**WHAT THE EXERCISE ASKS**
Wherever the string "that" appears, copy the whole line.
***** DATA LINES *****
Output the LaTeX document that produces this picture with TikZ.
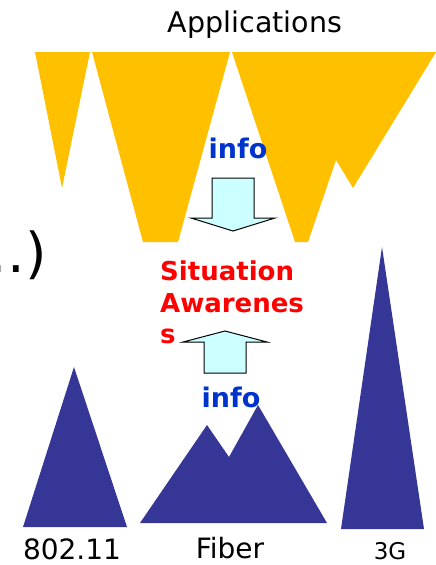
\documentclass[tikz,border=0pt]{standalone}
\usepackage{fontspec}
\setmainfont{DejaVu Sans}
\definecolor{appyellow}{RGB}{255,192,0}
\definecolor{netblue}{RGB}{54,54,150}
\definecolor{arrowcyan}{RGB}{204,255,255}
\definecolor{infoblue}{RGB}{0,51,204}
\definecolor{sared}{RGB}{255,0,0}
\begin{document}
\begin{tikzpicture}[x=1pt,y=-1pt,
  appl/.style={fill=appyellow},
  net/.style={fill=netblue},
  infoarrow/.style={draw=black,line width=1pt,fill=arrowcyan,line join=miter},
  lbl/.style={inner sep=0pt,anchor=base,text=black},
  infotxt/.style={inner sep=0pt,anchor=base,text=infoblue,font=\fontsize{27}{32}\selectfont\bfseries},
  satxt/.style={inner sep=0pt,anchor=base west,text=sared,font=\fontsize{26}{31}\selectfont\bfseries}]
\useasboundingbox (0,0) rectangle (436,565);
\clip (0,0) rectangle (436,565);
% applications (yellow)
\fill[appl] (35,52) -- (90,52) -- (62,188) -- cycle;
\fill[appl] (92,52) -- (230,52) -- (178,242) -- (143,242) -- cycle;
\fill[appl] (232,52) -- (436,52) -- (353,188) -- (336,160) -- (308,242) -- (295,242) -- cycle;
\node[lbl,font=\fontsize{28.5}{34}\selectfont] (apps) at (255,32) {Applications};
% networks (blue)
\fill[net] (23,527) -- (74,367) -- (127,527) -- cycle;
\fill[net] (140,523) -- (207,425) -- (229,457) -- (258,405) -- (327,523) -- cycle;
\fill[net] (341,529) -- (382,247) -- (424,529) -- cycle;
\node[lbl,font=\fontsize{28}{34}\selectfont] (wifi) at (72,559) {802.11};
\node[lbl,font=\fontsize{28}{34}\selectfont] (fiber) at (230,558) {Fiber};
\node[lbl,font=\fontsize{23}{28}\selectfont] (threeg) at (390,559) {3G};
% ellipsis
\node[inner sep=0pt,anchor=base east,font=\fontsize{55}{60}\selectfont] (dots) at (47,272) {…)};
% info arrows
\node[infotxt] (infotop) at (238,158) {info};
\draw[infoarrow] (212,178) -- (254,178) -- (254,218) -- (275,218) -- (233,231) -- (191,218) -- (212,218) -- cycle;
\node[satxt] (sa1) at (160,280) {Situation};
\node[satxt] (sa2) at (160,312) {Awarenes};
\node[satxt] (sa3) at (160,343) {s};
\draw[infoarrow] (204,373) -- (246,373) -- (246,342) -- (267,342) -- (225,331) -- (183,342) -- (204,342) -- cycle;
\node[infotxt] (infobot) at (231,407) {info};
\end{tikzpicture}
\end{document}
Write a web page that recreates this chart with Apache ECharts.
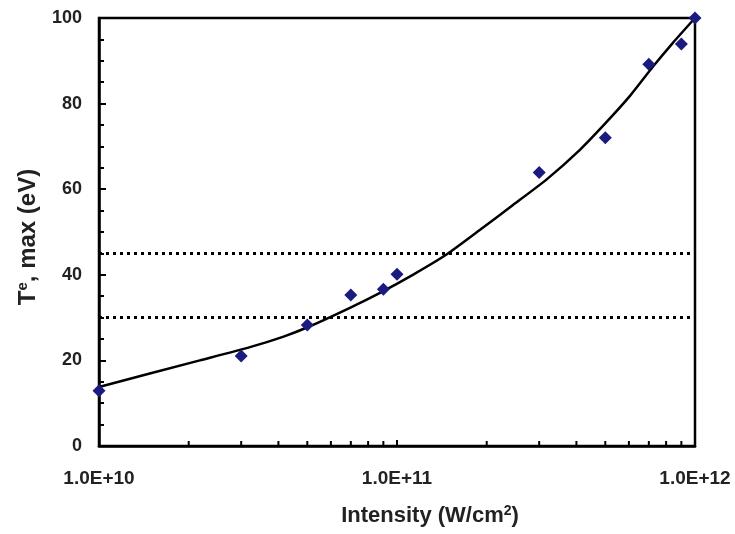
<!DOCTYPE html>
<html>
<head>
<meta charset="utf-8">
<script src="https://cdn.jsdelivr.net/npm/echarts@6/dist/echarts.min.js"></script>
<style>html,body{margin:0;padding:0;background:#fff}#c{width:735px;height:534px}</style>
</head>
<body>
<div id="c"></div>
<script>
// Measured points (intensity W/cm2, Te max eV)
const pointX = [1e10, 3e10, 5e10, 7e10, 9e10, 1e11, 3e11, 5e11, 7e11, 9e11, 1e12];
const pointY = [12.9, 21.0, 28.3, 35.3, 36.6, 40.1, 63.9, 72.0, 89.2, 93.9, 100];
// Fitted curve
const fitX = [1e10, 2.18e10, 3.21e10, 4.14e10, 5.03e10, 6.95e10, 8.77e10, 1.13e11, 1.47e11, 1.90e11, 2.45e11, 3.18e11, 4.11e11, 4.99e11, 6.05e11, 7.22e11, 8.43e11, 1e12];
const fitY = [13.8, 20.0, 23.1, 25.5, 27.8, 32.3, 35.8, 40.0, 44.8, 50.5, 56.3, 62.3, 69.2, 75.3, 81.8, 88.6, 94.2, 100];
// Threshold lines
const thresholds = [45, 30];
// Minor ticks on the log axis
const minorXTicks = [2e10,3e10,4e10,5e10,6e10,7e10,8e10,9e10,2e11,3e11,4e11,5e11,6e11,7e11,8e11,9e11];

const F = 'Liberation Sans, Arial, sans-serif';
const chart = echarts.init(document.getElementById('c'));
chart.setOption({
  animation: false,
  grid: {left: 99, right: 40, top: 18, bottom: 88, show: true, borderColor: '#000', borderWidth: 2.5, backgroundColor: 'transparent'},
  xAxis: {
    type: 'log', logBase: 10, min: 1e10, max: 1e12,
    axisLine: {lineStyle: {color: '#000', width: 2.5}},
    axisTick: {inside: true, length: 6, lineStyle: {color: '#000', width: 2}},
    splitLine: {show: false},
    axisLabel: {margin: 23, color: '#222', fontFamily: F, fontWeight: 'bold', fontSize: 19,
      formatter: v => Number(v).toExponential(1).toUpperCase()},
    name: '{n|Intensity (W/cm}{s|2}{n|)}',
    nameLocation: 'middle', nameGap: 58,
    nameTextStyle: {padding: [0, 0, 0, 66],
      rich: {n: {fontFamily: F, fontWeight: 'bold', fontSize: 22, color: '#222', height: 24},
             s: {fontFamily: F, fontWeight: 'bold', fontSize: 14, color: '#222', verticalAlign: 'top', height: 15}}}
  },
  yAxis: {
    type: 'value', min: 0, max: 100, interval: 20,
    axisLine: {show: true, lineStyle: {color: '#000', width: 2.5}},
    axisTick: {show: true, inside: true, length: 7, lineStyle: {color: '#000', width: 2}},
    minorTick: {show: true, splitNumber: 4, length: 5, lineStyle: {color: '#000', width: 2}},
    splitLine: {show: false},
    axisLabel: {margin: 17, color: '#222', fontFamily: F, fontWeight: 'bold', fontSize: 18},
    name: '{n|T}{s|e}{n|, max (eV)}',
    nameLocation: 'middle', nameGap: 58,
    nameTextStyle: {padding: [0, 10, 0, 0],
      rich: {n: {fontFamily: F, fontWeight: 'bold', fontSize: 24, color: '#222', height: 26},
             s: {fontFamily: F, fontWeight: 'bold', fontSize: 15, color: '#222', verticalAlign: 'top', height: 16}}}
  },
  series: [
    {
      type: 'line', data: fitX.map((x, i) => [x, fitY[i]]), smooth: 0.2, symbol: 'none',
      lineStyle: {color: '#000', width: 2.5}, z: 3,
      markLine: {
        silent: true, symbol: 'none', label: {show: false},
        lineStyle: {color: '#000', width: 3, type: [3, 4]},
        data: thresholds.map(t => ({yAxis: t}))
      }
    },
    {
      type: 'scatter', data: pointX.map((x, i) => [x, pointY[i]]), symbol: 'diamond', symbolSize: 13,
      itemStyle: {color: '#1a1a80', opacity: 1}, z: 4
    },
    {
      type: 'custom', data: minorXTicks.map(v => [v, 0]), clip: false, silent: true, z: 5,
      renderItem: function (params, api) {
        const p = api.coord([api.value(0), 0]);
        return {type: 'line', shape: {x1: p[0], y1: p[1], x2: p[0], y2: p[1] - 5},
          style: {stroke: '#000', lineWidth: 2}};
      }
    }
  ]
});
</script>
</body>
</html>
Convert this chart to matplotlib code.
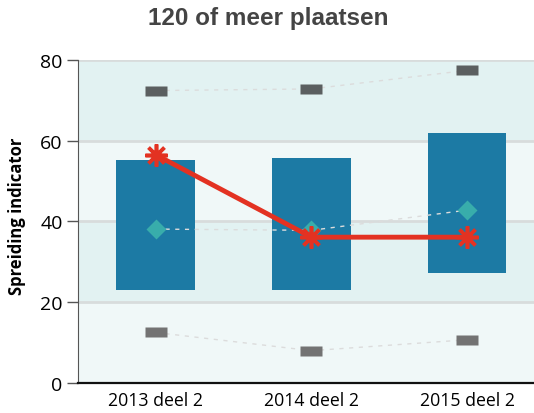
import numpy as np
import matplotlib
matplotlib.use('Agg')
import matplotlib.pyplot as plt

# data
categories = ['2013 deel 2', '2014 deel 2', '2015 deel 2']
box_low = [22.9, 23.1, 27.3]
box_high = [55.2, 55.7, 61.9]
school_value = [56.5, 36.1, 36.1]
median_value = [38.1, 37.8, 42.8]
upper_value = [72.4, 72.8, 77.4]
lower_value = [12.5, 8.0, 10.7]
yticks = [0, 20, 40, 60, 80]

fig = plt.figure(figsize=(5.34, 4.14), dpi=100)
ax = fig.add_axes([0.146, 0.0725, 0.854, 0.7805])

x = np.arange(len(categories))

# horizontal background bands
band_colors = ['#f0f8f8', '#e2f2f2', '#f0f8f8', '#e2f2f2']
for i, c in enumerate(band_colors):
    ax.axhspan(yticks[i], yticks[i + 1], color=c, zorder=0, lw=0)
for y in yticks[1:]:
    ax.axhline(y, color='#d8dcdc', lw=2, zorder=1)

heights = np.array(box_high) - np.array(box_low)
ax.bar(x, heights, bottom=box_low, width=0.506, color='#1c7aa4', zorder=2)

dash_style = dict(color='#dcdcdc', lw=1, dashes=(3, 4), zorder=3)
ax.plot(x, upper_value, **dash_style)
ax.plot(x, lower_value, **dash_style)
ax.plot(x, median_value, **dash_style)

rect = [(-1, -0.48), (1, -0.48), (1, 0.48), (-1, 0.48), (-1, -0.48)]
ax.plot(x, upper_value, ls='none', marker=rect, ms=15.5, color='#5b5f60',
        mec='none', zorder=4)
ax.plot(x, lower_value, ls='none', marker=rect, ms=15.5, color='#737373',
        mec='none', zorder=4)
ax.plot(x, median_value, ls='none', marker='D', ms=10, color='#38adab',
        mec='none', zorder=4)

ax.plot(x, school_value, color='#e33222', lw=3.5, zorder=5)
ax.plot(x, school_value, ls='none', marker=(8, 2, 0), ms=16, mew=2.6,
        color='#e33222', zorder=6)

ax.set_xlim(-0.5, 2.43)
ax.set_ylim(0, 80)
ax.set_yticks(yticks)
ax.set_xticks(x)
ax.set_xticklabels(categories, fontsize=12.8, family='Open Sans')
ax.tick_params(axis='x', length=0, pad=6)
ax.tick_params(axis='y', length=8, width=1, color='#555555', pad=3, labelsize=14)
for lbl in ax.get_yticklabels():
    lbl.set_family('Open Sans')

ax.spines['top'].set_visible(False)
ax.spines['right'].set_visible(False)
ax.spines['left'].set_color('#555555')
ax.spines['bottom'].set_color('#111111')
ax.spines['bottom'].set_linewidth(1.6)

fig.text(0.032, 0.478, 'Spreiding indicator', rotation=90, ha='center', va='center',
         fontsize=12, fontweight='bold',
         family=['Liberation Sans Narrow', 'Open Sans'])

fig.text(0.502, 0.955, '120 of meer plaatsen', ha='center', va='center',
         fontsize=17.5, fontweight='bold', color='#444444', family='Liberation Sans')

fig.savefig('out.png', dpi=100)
*****
***** DATA LINES *****
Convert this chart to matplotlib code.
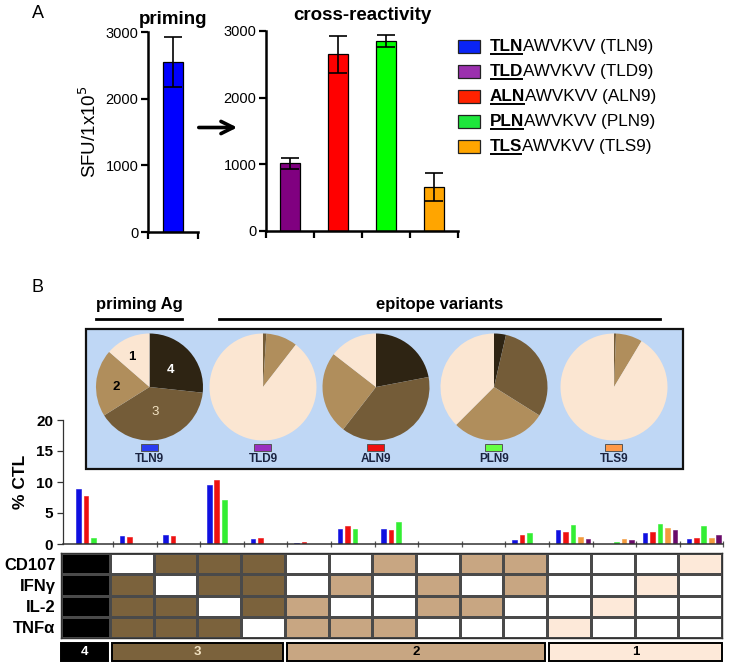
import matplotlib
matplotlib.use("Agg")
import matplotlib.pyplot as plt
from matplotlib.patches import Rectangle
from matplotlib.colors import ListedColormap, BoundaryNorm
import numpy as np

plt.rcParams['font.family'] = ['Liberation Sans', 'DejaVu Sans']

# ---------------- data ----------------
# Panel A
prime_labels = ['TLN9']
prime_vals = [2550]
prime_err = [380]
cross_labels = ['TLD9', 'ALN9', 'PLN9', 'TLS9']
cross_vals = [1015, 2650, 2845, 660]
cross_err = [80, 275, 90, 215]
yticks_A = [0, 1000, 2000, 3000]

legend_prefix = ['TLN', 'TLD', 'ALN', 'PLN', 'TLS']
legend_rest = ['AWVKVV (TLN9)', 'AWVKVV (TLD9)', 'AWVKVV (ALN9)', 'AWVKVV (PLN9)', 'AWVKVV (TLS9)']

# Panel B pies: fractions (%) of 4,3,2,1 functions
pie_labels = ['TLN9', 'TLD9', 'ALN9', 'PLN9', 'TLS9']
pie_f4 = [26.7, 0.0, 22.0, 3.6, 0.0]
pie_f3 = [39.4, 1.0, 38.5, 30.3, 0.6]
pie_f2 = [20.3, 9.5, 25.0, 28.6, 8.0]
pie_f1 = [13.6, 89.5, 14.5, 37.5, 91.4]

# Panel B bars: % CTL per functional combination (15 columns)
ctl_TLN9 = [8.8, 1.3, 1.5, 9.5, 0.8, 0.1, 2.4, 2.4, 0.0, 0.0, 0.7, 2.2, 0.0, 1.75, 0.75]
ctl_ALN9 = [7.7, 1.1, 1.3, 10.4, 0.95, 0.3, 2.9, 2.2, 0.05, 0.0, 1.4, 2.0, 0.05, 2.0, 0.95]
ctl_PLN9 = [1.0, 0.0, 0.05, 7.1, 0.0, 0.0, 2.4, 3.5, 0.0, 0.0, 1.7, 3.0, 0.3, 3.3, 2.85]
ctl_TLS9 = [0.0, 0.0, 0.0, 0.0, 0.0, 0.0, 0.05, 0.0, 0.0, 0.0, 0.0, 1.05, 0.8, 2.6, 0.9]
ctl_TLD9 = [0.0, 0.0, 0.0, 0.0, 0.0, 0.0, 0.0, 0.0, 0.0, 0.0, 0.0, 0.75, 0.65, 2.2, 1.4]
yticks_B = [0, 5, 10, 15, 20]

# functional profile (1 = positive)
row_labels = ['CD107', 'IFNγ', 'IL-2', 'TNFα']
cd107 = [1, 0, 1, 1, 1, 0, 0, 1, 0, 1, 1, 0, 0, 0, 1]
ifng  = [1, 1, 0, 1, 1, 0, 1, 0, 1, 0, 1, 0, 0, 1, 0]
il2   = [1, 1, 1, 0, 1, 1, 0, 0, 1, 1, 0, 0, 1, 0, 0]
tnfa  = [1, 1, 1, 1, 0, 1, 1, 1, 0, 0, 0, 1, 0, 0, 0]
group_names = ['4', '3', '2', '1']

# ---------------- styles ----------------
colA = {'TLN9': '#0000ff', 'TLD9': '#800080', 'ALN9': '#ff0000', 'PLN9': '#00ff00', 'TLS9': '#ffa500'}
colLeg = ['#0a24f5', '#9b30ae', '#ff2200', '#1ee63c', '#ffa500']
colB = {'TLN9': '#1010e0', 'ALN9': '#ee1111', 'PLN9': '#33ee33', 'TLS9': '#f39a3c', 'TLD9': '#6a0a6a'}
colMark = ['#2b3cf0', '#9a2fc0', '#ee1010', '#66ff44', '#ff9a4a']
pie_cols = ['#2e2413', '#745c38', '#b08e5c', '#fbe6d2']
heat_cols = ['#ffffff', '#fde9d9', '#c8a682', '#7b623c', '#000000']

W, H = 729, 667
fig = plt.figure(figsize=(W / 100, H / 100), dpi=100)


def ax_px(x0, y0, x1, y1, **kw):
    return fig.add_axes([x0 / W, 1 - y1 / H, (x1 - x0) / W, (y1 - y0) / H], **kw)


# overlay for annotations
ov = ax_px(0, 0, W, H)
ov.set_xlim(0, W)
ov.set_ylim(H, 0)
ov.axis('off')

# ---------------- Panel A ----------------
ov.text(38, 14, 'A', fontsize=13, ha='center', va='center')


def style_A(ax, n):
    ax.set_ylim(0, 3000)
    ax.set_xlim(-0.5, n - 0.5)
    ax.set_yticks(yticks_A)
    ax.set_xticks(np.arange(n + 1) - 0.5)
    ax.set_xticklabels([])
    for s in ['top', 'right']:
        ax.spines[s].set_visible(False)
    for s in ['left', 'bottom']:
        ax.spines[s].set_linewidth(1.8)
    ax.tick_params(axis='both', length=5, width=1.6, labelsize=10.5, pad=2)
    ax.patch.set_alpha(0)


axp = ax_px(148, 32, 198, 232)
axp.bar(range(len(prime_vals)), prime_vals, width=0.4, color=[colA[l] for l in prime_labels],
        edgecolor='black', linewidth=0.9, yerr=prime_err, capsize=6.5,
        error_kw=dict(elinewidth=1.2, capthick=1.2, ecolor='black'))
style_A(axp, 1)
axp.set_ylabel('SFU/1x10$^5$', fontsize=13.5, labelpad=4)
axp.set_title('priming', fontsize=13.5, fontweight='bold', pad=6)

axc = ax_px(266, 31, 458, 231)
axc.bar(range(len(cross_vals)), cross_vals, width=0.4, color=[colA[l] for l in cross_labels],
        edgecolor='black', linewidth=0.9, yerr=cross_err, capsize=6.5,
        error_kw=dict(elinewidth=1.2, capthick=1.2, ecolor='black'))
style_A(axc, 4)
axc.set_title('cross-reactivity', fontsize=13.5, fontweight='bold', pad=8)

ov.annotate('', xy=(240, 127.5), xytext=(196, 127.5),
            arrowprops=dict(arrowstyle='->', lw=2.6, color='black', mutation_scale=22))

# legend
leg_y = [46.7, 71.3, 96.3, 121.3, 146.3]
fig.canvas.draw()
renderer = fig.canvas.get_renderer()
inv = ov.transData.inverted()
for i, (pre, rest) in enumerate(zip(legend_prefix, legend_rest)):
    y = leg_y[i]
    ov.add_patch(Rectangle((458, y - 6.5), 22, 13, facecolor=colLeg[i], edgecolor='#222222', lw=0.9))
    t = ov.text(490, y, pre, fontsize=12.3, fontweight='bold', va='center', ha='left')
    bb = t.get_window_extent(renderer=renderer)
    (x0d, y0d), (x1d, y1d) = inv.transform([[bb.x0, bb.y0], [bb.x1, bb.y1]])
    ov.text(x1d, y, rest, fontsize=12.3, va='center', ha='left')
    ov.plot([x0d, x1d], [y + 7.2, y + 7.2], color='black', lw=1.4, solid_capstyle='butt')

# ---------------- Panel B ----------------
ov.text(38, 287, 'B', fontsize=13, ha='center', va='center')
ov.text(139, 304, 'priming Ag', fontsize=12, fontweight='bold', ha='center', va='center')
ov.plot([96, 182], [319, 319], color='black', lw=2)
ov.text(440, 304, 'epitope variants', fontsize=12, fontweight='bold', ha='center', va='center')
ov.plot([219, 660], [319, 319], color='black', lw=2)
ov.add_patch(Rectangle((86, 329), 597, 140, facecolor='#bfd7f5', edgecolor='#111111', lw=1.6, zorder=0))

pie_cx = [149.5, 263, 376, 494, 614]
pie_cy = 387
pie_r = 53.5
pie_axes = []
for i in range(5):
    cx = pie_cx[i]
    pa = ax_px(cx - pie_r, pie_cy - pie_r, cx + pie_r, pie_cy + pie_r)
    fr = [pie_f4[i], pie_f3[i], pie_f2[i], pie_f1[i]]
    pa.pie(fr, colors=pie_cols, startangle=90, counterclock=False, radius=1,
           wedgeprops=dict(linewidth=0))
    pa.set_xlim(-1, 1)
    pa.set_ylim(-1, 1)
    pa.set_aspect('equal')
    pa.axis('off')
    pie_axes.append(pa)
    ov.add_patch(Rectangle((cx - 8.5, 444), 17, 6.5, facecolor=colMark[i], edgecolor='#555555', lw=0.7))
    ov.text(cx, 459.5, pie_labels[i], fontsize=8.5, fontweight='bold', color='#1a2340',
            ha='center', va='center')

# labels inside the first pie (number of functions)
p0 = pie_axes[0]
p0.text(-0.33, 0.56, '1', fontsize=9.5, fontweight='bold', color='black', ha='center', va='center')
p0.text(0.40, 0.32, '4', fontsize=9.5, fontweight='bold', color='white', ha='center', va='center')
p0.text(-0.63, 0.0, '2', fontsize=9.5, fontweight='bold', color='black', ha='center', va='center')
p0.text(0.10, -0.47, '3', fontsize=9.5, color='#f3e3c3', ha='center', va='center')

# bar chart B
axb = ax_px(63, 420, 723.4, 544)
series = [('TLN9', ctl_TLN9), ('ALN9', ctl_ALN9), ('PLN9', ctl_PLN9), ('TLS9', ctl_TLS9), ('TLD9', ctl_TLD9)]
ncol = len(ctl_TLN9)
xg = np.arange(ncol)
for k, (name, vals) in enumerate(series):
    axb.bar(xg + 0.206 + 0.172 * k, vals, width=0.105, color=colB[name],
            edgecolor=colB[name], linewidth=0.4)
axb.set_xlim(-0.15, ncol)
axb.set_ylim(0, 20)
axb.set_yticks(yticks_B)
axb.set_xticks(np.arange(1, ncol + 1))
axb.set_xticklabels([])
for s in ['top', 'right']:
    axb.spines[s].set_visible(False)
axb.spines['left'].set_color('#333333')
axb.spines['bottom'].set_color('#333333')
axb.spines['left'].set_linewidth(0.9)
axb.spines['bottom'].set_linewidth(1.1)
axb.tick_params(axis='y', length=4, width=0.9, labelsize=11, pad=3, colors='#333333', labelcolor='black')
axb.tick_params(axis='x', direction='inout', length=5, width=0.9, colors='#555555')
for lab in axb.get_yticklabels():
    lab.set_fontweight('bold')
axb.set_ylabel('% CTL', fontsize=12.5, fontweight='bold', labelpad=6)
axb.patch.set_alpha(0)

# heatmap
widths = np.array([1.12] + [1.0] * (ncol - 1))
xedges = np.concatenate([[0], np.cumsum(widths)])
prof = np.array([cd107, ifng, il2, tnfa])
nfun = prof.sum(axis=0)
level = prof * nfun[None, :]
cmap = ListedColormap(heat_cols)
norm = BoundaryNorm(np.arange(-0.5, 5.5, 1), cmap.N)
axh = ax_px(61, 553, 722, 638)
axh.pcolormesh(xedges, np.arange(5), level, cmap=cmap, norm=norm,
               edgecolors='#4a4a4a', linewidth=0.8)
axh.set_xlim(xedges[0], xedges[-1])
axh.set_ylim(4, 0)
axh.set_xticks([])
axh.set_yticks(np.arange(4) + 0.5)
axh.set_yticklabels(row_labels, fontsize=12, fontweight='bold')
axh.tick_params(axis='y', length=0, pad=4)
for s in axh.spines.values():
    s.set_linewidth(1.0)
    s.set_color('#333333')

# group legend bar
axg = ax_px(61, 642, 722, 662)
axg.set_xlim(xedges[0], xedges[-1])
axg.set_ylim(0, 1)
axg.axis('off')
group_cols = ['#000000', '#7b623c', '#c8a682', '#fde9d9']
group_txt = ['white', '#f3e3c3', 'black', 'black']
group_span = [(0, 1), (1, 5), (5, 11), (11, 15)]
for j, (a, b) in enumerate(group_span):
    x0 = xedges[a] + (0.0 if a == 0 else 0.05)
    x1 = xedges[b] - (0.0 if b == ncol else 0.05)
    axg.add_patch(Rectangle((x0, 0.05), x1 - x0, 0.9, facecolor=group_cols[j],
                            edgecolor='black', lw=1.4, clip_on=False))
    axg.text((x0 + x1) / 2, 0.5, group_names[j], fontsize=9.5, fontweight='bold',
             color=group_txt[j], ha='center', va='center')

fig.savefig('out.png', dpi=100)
*****
**ANSWER TO THIS PROBLEM**
Output the LaTeX document that produces this picture with TikZ.
Write a web page that recreates this chart with Apache ECharts.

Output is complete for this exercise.